Mungkin ini cerita cukup saya dan Tuhan yang tahu.
Mungkin vespa orange mu juga tahu, tapi ia tidak pernah berbisik kepadamu.
Mungkin kalau waktunya tiba... cukup Tuhan yang atur, saya tidak berani prediksi untuk apa pertemuan kita terjadi.
Orang bilang ada rahasia dibalik pertemuan.
Dipertemukan tanpa sadar, dipisahkan kembali untuk menjalankan jalannya masing-masing.
Lalu tanpa sadar menunggu, hanya untuk dipertemukan kembali.
Di waktu yang tepat.
Tanggalan awal di tengah bulan, tahun 2013. Berkali-kali mereka menyebut namamu. Tidak ada yang asing rasanya untuk orang yang belum pernah ditemui.
Aneh.
Lalu aku melihat wujudmu, lantas aku mengernyit akan sosok yang sepertinya akrab.
Sudah hampir seminggu ini radarku kau kacaukan. Seperti ada sesuatu yang mengganjal. Pertanyaan yang tidak terjawab tentang aku tidak tahu apa. Tapi alam bawah sadarku merasa segalanya tampak familiar. Tak daya kuperhatikan wajahmu. Berkali-kali kau tangkap mataku.
Seminggu berlalu, aku pulang tanpa jawaban. Hanya sedikit informasi yang kupunya. Dari goresan-goresan mu yang kutemui. Semuanya menarik. Tak kuasa kubuatkan kau puisi, untuk pemikiranmu yang kupuja.
Sedikit demi sedikit sepertinya kosmos berbicara. Menarikku ke waktu itu. Di mana kita hanyalah orang asing yang menjalani hidupnya masing-masing. Rangkaian pertemuan kita lambat laun tersusun.
Puluhan Desember di ujung tahun 2012, saat itu di depan gang Stupa.
Kamu dan vespamu.
Aku dan backpack-ku berhasrat untuk memulai petualangan di kota yang pernah terendam lautan api. Aku bersama kawanku menunggu angkutan umum. Serampangan kamu dan vespamu berjalan tidak seimbang menaiki polisi tidur. Mataku telah menangkap daya tarikmu. Cukup hatiku yang tahu bahwa ia tersenyum. Aku pikir saat itu kita hanya dua orang asing yang sedang menjalani hidupnya masing-masing.
Namun kau sapa kawanku dari atas vespamu. Lalu sambil kau berlalu, kawanku bercerita sedikit tentangmu. Di mana tempat tinggalmu dan juga warna vespamu yang kau pilih berdasarkan pendapat dari kawanku. Namun sekali agi aku berpikir bahwa kita hanya dua orang asing yang sedang menjalani hidupnya masing-masing.

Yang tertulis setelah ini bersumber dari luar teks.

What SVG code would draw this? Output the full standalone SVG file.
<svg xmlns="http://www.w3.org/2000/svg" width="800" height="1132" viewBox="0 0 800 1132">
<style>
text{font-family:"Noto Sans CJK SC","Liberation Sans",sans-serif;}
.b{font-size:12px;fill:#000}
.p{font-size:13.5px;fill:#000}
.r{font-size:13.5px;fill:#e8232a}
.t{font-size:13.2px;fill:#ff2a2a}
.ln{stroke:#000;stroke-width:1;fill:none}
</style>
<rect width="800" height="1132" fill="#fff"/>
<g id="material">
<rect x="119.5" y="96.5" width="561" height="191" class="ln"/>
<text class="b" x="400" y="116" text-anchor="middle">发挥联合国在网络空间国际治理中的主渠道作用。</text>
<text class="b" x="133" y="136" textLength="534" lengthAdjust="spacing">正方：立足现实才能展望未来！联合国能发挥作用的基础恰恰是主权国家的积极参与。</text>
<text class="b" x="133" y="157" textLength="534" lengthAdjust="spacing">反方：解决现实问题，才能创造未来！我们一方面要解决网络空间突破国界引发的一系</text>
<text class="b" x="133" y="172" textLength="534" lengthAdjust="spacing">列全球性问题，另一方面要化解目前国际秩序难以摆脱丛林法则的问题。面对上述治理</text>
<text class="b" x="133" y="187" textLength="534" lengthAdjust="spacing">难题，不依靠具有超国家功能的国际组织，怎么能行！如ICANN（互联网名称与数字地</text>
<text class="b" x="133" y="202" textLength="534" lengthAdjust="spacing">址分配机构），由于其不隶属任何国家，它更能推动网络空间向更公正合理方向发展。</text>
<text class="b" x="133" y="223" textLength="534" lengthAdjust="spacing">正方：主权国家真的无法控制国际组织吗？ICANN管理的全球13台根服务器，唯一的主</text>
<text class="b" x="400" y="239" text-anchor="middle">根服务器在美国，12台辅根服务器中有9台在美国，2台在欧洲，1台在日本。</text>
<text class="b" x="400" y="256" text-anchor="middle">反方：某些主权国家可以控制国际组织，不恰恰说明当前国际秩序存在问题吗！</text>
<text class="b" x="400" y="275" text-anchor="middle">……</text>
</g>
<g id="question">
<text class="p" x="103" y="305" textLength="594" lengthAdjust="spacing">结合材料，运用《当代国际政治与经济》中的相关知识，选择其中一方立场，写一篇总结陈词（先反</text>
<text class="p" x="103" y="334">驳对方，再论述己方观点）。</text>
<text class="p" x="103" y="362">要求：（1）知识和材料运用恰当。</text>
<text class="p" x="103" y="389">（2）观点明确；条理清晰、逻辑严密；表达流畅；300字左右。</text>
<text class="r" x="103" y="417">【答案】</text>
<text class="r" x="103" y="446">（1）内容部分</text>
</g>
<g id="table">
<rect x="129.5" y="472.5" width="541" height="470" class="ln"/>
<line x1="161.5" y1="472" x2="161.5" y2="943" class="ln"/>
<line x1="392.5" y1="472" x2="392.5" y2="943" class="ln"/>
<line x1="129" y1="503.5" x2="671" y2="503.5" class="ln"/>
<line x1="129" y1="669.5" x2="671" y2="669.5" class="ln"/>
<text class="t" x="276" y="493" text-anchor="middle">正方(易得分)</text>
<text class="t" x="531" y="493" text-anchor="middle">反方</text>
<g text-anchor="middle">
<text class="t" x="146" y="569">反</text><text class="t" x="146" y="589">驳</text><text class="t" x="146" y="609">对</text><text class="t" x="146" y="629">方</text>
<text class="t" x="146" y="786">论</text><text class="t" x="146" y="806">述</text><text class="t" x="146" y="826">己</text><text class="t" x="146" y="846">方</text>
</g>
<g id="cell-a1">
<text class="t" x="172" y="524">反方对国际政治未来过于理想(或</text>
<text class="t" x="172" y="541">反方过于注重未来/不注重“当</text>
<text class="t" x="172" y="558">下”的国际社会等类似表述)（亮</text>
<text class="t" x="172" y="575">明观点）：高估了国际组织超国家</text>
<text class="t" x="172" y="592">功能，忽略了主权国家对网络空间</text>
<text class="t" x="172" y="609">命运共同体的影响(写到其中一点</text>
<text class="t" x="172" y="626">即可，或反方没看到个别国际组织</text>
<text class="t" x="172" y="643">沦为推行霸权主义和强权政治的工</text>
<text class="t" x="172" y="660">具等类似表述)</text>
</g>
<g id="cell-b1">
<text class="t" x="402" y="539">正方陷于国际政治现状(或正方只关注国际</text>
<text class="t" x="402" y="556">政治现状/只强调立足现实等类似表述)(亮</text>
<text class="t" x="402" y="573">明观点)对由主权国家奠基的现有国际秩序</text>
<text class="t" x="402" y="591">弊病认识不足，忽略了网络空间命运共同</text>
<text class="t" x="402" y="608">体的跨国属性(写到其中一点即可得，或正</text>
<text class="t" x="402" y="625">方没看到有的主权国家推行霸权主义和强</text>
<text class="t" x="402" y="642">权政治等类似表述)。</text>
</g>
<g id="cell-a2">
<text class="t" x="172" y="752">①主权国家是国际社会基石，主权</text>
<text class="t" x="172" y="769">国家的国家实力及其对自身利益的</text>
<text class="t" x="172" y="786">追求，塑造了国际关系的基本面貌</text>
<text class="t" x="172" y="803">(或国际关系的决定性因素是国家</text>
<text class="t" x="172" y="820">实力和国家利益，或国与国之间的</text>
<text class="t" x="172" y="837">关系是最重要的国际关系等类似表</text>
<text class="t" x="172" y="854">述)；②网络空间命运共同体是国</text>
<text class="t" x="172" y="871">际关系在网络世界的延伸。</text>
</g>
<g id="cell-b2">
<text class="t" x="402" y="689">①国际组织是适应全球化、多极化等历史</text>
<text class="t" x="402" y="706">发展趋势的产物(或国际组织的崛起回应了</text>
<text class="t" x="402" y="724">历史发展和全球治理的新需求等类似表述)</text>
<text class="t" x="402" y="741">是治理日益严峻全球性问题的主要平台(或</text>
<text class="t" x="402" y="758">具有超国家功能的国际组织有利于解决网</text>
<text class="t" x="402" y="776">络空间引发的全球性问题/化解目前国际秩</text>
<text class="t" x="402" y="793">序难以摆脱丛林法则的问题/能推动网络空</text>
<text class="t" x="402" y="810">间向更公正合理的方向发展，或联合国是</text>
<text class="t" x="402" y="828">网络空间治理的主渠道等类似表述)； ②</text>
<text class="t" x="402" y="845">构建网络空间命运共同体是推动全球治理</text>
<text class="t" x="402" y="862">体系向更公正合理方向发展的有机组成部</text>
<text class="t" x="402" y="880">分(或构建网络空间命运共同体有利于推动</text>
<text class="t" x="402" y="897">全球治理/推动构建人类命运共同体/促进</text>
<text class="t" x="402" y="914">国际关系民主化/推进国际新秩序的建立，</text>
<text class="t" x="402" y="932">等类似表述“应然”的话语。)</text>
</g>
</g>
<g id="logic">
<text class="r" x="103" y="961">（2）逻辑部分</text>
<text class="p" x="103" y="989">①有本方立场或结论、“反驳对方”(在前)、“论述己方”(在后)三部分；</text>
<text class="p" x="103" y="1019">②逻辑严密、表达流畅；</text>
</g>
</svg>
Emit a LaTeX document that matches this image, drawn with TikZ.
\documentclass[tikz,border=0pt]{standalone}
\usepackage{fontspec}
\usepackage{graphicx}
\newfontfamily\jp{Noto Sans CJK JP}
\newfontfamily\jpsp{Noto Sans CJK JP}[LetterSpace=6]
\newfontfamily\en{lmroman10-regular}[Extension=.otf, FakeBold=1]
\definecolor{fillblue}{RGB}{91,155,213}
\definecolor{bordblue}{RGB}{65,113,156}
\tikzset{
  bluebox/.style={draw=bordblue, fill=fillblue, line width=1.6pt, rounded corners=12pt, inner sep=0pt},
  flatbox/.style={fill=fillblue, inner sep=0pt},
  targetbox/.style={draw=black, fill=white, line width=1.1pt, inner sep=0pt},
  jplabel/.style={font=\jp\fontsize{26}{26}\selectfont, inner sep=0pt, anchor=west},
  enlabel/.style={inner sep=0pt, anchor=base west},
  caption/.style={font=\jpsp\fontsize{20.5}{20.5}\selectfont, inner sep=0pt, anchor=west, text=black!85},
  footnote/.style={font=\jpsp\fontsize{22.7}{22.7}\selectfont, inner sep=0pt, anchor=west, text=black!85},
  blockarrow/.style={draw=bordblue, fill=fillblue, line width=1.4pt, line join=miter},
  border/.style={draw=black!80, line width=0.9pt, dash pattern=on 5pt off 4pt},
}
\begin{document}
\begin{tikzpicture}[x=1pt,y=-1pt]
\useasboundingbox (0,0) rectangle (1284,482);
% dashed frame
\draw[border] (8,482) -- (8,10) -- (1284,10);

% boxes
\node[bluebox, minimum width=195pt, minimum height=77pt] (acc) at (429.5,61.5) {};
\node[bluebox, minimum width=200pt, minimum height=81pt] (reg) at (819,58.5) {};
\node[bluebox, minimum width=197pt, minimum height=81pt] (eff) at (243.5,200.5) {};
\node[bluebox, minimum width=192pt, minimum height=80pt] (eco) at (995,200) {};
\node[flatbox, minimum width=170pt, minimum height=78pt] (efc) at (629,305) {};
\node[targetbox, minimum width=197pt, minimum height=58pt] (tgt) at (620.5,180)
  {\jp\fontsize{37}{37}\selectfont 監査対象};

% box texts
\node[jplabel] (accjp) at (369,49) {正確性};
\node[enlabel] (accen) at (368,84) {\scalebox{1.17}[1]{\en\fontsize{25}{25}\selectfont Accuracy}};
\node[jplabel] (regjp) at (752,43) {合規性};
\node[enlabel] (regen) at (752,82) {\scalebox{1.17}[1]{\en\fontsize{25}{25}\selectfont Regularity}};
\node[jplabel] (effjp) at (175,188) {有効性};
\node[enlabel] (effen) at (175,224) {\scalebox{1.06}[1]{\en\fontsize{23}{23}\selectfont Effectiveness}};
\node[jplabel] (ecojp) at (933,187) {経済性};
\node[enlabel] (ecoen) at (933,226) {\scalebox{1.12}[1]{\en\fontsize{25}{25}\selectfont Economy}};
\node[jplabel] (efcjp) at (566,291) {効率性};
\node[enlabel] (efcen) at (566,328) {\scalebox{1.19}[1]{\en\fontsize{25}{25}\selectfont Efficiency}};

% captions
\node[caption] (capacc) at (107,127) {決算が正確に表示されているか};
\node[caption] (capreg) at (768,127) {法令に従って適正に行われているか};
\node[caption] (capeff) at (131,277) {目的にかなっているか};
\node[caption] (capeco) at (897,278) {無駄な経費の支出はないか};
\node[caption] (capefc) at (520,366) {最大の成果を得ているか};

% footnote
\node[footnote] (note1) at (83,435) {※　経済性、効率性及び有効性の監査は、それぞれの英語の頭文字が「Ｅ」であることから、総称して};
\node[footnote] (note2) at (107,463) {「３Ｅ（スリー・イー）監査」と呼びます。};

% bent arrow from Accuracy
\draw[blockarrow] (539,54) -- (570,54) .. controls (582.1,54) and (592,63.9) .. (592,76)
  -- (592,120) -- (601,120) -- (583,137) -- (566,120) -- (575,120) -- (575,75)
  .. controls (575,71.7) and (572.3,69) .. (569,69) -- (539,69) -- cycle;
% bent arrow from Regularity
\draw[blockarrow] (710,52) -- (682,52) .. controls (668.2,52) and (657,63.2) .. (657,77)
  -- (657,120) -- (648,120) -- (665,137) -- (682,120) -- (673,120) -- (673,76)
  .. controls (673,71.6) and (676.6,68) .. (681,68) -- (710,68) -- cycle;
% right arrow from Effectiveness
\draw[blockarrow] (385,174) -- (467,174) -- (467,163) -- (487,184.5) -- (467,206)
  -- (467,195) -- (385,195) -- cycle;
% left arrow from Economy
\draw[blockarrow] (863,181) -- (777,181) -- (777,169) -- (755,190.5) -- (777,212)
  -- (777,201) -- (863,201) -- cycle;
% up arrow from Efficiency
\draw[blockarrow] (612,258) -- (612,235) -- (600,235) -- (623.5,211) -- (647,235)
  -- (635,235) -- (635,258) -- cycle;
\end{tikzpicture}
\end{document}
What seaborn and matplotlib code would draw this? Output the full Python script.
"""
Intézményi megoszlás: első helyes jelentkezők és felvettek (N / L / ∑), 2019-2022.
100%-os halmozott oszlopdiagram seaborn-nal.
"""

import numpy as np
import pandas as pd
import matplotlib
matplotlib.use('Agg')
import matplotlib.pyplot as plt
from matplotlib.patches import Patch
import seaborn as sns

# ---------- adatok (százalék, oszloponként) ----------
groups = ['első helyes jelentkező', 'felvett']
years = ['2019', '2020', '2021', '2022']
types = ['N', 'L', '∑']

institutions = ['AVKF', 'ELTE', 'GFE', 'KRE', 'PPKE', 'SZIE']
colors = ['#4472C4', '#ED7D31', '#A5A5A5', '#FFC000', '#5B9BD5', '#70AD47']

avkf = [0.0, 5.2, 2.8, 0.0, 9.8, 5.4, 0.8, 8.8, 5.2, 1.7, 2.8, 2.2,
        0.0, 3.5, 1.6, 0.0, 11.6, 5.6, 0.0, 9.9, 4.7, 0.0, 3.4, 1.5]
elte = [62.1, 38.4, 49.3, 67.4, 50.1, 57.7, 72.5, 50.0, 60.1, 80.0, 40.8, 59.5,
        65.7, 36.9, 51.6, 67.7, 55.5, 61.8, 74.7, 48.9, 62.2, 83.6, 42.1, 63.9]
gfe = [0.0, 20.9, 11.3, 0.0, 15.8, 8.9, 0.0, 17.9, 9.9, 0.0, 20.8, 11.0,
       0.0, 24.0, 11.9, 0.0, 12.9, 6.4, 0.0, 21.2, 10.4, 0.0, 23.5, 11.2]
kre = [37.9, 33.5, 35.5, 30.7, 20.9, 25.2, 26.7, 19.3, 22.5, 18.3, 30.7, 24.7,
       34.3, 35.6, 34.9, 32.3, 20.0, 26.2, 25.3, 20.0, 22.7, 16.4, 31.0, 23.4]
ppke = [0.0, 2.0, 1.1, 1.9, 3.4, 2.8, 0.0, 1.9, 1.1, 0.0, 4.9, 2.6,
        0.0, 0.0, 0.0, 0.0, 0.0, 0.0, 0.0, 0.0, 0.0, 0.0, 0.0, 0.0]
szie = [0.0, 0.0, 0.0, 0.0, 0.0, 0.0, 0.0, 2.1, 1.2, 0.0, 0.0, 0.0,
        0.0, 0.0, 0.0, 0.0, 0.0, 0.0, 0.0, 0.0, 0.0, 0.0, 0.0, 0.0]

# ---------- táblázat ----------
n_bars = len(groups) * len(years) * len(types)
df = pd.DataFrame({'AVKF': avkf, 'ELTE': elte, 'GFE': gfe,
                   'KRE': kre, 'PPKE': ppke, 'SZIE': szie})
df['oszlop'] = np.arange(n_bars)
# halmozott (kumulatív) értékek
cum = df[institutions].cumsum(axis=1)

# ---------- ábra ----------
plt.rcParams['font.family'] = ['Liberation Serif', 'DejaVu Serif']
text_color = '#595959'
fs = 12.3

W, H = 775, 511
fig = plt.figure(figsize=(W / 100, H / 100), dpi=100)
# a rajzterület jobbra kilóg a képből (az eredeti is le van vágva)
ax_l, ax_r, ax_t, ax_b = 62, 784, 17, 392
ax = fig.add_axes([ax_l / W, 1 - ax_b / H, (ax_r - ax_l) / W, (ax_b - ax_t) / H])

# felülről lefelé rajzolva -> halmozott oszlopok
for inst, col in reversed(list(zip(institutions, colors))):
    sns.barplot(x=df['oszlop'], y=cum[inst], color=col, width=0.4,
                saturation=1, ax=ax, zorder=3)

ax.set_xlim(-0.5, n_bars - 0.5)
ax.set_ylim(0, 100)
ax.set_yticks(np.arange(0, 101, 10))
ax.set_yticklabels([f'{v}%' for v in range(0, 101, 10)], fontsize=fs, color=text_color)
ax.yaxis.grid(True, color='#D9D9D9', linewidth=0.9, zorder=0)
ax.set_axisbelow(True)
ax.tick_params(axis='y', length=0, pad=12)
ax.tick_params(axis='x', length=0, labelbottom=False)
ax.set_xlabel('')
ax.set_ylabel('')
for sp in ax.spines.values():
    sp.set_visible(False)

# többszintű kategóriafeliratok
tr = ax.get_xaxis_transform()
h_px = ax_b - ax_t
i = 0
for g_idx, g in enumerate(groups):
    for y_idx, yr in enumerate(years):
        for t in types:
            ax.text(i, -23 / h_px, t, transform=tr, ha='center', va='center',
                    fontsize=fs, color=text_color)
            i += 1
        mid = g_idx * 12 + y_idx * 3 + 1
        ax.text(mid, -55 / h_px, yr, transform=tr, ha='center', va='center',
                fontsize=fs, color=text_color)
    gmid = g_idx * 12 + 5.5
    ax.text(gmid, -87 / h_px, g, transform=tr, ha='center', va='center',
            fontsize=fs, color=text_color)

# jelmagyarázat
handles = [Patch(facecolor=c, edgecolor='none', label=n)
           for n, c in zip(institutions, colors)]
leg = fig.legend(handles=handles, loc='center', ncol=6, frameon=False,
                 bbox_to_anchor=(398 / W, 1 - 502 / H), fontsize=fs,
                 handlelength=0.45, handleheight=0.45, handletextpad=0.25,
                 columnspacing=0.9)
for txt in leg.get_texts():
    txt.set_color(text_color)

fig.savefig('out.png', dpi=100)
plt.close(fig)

Bukan hanya saat di gang stupa, takdir telah mempertemukanku dengan keluargamu jauh sebelum kita mengenal. Tapi kita saling tidak tahu bahwa kita terikat dengannya. Takdir telah mengarahkanku untuk mengenalimu hingga waktunya tiba kita dipertemukan. Kita pernah bertemu jauh sebelum kita mengenal.
Mungkin itu sebabnya mengapa mataku selalu mencuri pandang ke arahmu. Karena memori otak ku masih menyimpan bayang dari wajahmu yang hanya Tuhan yang tahu.
Sekali lagi takdir memisahkan kita. Menyisakan pertanyaan-pertanyaan yang hanya masa depan yang mampu menjawab. Mungkin kali ini saya harus menunggu lagi hingga waktu mempertemukan kita kembali. Di dalam masa yang telah ditentukan.